Fox poll show Condoleezza Rice as top vice presidential pick

Despite signs that Mitt Romney is close to picking someone else as his running mate, a new Fox News poll names Condoleezza Rice as the top pick among Republicans and general voters, and the candidate who may attract uncommitted voters.

Rice repeatedly has denied any interest in running for vice president, and multiple sources have told multiple news organizations that Rice is not in the running.

Still, the media’s obsession with Rice isn’t going away until Romney names his running mate sometime in late July or early August.

The Fox News poll results show Rice, 57, as the clear choice among Republicans nationally.

Rice was selected by 30 percent of Republicans, followed by Marco Rubio with 19 percent. The three potential candidates believed to be on Romney’s short list—Tim Pawlenty, Rob Portman and Bobby Jindal—combined for just 10 percent. A fourth, Paul Ryan, drew 8 percent of interest among Republicans.

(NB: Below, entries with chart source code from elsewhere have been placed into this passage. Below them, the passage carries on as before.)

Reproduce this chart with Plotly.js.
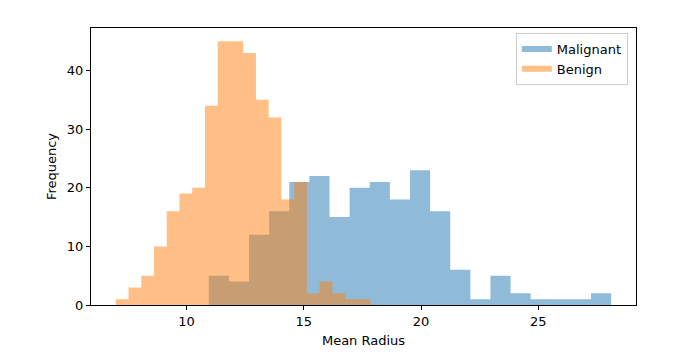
<!DOCTYPE html>
<html>
<head>
<meta charset="utf-8">
<script src="https://cdn.plot.ly/plotly-3.0.1.min.js"></script>
<style>html,body{margin:0;padding:0;background:#fff;}</style>
</head>
<body>
<div id="chart" style="width:700px;height:359px;"></div>
<script>
// Histogram counts (20 bins each) for mean radius
const malignantRange = [10.95, 28.11];
const malignantCounts = [5, 4, 12, 16, 21, 22, 15, 20, 21, 18, 23, 16, 6, 1, 5, 2, 1, 1, 1, 2];
const benignRange = [6.981, 17.85];
const benignCounts = [1, 3, 5, 10, 16, 19, 20, 34, 45, 45, 43, 35, 32, 18, 21, 2, 4, 2, 1, 1];
const seriesNames = ["Malignant", "Benign"];
const xTicks = [10, 15, 20, 25];
const yTicks = [0, 10, 20, 30, 40];

// step outline from bin edges and counts
function steps(range, counts) {
  const w = (range[1] - range[0]) / counts.length;
  const x = [], y = [];
  for (let i = 0; i <= counts.length; i++) {
    x.push(range[0] + w * i);
    y.push(counts[Math.min(i, counts.length - 1)]);
  }
  return {x: x, y: y};
}
const m = steps(malignantRange, malignantCounts);
const b = steps(benignRange, benignCounts);

const font = {family: "DejaVu Sans, sans-serif", size: 13, color: "#000"};
const data = [
  {type: "scatter", mode: "none", name: seriesNames[0], x: m.x, y: m.y,
   line: {shape: "hv", width: 0}, fill: "tozeroy", fillcolor: "rgba(31,119,180,0.5)"},
  {type: "scatter", mode: "none", name: seriesNames[1], x: b.x, y: b.y,
   line: {shape: "hv", width: 0}, fill: "tozeroy", fillcolor: "rgba(255,127,14,0.5)"}
];
const layout = {
  width: 700, height: 359,
  margin: {l: 91, r: 64, t: 28, b: 54},
  paper_bgcolor: "#fff", plot_bgcolor: "#fff",
  font: font,
  showlegend: true,
  legend: {x: 0.985, y: 0.982, xanchor: "right", yanchor: "top",
    bordercolor: "#cccccc", borderwidth: 1, bgcolor: "rgba(255,255,255,0.8)",
    font: {family: "DejaVu Sans, sans-serif", size: 13, color: "#000"},
    traceorder: "normal", itemwidth: 30},
  xaxis: {range: [5.925, 29.17], tickvals: xTicks, ticktext: xTicks.map(String),
    showgrid: false, zeroline: false, showline: true, mirror: true, linecolor: "#000", linewidth: 1,
    ticks: "outside", ticklen: 4, tickcolor: "#000",
    title: {text: "Mean Radius", font: font, standoff: 8}},
  yaxis: {range: [0, 47.25], tickvals: yTicks, ticktext: yTicks.map(String),
    showgrid: false, zeroline: false, showline: true, mirror: true, linecolor: "#000", linewidth: 1,
    ticks: "outside", ticklen: 4, tickcolor: "#000",
    title: {text: "Frequency", font: font, standoff: 7}}
};
Plotly.newPlot("chart", data, layout, {displayModeBar: false, staticPlot: true});
</script>
</body>
</html>
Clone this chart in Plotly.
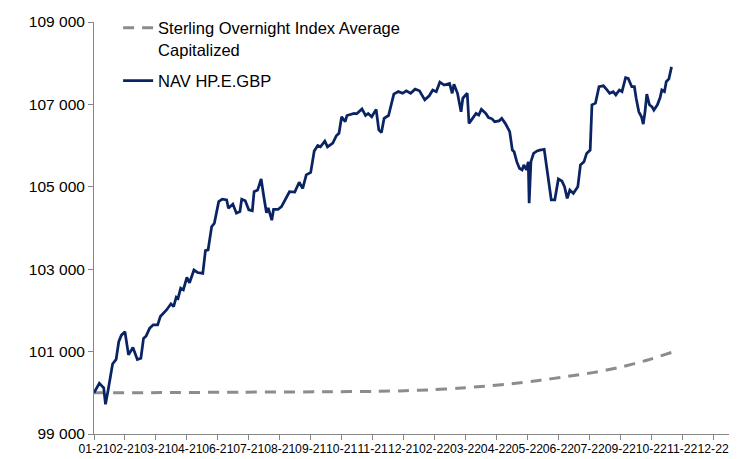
import pandas as pd
import plotly.graph_objects as go

# ---------------- data ----------------
launch_date = "2021-01-14"
tick_step_days = 35
tick_labels = ["01-21", "02-21", "03-21", "04-21", "06-21", "07-21", "08-21",
               "09-21", "10-21", "11-21", "12-21", "02-22", "03-22", "04-22",
               "05-22", "06-22", "07-22", "09-22", "10-22", "11-22", "12-22"]

# NAV of the share class, days since launch
nav_days = [0, 6, 11, 13, 16, 21, 25, 28, 31, 35,
            39, 44, 49, 53, 56, 59, 63, 67, 72, 75,
            82, 87, 90, 93, 95, 98, 101, 105, 108, 113,
            117, 123, 126, 129, 133, 136, 141, 145, 150, 152,
            157, 161, 165, 167, 171, 175, 179, 181, 185, 189,
            192, 195, 197, 201, 203, 208, 212, 218, 221, 227,
            232, 236, 240, 245, 249, 253, 256, 261, 264, 270,
            274, 277, 280, 284, 286, 294, 297, 303, 307, 310,
            314, 319, 322, 325, 328, 333, 335, 339, 344, 349,
            353, 358, 363, 368, 374, 379, 383, 387, 391, 396,
            402, 405, 407, 411, 415, 417, 422, 424, 428, 432,
            435, 438, 443, 446, 450, 453, 458, 461, 465, 470,
            473, 475, 478, 481, 484, 486, 489, 491, 492, 494,
            497, 501, 504, 509, 512, 515, 517, 521, 525, 529,
            532, 535, 538, 542, 545, 547, 550, 554, 557, 561,
            563, 567, 571, 576, 580, 583, 587, 590, 594, 597,
            601, 604, 608, 611, 613, 616, 619, 621, 623, 625,
            628, 631, 633, 637, 640, 642, 645, 647, 650, 653]
nav_values = [100000, 100230, 100120, 99720, 100070, 100700, 100810, 101240, 101400, 101480,
              100920, 101100, 100810, 100840, 101320, 101380, 101570, 101650, 101650, 101850,
              102010, 102160, 102090, 102320, 102290, 102540, 102500, 102800, 102670, 102980,
              102920, 102900, 103450, 103470, 104030, 104110, 104640, 104700, 104680, 104480,
              104580, 104360, 104400, 104700, 104660, 104440, 104420, 104880, 104920, 105190,
              104760, 104370, 104490, 104190, 104450, 104450, 104520, 104760, 104880, 104870,
              105110, 104960, 105290, 105350, 105870, 106000, 105970, 106110, 105970, 106060,
              106240, 106300, 106700, 106580, 106730, 106780, 106770, 106890, 106730, 106780,
              106700, 106880, 106380, 106320, 106660, 106730, 106910, 107250, 107310, 107270,
              107330, 107270, 107370, 107330, 107110, 107210, 107350, 107310, 107540, 107470,
              107510, 107270, 107490, 107270, 106820, 107150, 107270, 106540, 106660, 106780,
              106740, 106880, 106780, 106680, 106650, 106580, 106600, 106660, 106540, 106340,
              105890, 105850, 105610, 105450, 105410, 105530, 105410, 105610, 104600, 105610,
              105810, 105870, 105890, 105910, 105450, 104920, 104680, 104680, 105190, 105140,
              105000, 104720, 104920, 104840, 104920, 105000, 105530, 105610, 105810, 105890,
              106990, 107030, 107430, 107450, 107350, 107270, 107310, 107230, 107350, 107310,
              107650, 107630, 107430, 107430, 107150, 106820, 106700, 106520, 106820, 107250,
              106990, 106940, 106860, 106990, 107160, 107350, 107310, 107550, 107620, 107910]

# Sterling Overnight Index Average, capitalized
sonia_dates = ["2021-01-14", "2021-04-01", "2021-07-01", "2021-10-01", "2021-12-01",
               "2022-01-01", "2022-02-01", "2022-03-01", "2022-04-01", "2022-05-01",
               "2022-06-01", "2022-07-01", "2022-08-01", "2022-09-01", "2022-10-01",
               "2022-10-29"]
sonia_values = [100000, 100005, 100015, 100025, 100035,
                100050, 100075, 100110, 100160, 100220,
                100300, 100390, 100490, 100620, 100790,
                100980]

# ---------------- figure ----------------
start = pd.Timestamp(launch_date)
nav_dates = [start + pd.Timedelta(days=d) for d in nav_days]
tick_vals = [start + pd.Timedelta(days=tick_step_days * k) for k in range(len(tick_labels))]
x_end = start + pd.Timedelta(days=727)

axis_col = "#868686"
font_family = "Liberation Sans, Arial, sans-serif"

fig = go.Figure()
fig.add_trace(go.Scatter(
    x=sonia_dates, y=sonia_values, mode="lines",
    name="Sterling Overnight Index Average<br>Capitalized",
    line=dict(color="#8c8c8c", width=3, dash="11px,8px", shape="spline", smoothing=0.6),
    legendgroup="a",
))
fig.add_trace(go.Scatter(
    x=nav_dates, y=nav_values, mode="lines",
    name="NAV HP.E.GBP",
    line=dict(color="#0a2463", width=2.75),
    legendgroup="b",
))

# the page body adds an 8px offset; the figure is sized to fill the rest of the window
fig.update_layout(
    width=729, height=451,
    margin=dict(l=86, r=0, t=14, b=25, autoexpand=False),
    paper_bgcolor="white", plot_bgcolor="white",
    separators=". ",
    font=dict(family=font_family, color="#000000"),
    showlegend=True,
    legend=dict(
        x=0.0375, y=1.028, xanchor="left", yanchor="top",
        font=dict(size=16.5, family=font_family, color="#000000"),
        bgcolor="rgba(0,0,0,0)", valign="top",
        tracegroupgap=7,
    ),
    xaxis=dict(
        type="date", range=[start, x_end], automargin=False,
        tickmode="array", tickvals=tick_vals, ticktext=tick_labels,
        showline=True, linecolor=axis_col, linewidth=1,
        ticks="outside", ticklen=5, tickcolor=axis_col, tickwidth=1,
        showgrid=False, zeroline=False,
        tickfont=dict(size=12.2, family=font_family, color="#000000"),
        tickangle=0, ticklabelstandoff=-2, ticklabeloverflow="allow",
    ),
    yaxis=dict(
        range=[99000, 109000], dtick=2000, tick0=99000, automargin=False,
        tickformat=",d",
        showline=True, linecolor=axis_col, linewidth=1,
        ticks="outside", ticklen=5, tickcolor=axis_col, tickwidth=1,
        showgrid=False, zeroline=False,
        tickfont=dict(size=15.5, family=font_family, color="#000000"),
    ),
)

fig.write_html("out.html")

Republicans in particular had little enthusiasm for Pawlenty, with only 2 percent wanting him as the vice presidential candidate.

Two other candidates, John Thune and Kelly Ayotte, weren’t in the survey.

Last week, conservative Internet maven Matt Drudge said in an exclusive story that Rice was on the Romney short list.

That report set off conservative bloggers, who pointed to Rice’s statements about abortion in the past, in which she described herself as “mildly” pro-choice on the issue. The Drudge story was also called a wishful “trial balloon” by some skeptics.

Romney has said during the GOP primary season that he wanted a pro-life candidate on the ticket.

But Rice was the star of a two-day Romney event for big ticket fundraisers in June, which set off speculation about her candidacy for the vice presidency.

Rice’s selection would be a game changer on the scale of Sarah Palin’s 2008 selection by John McCain.

Palin endorsed Rice with reservations last week, saying that Rice’s stance on abortion was tolerable, because the abortion issue needed to be decided within the legal system.

The question for the Romney camp is how it can resist the appeal of a candidate who could sway undecided voters, but also offend many conservatives who are pro-life.

Rice also differs with Romney on immigration policy, supporting the broader Bush-era reforms that were rejected by Congress.

But there are two key numbers in the poll that might catch the Romney camp’s eyes: President Barack Obama leads Romney by a 45 percent to 41 percent margin, but with Rice on the Romney ticket, the race is a tie at 46 percent.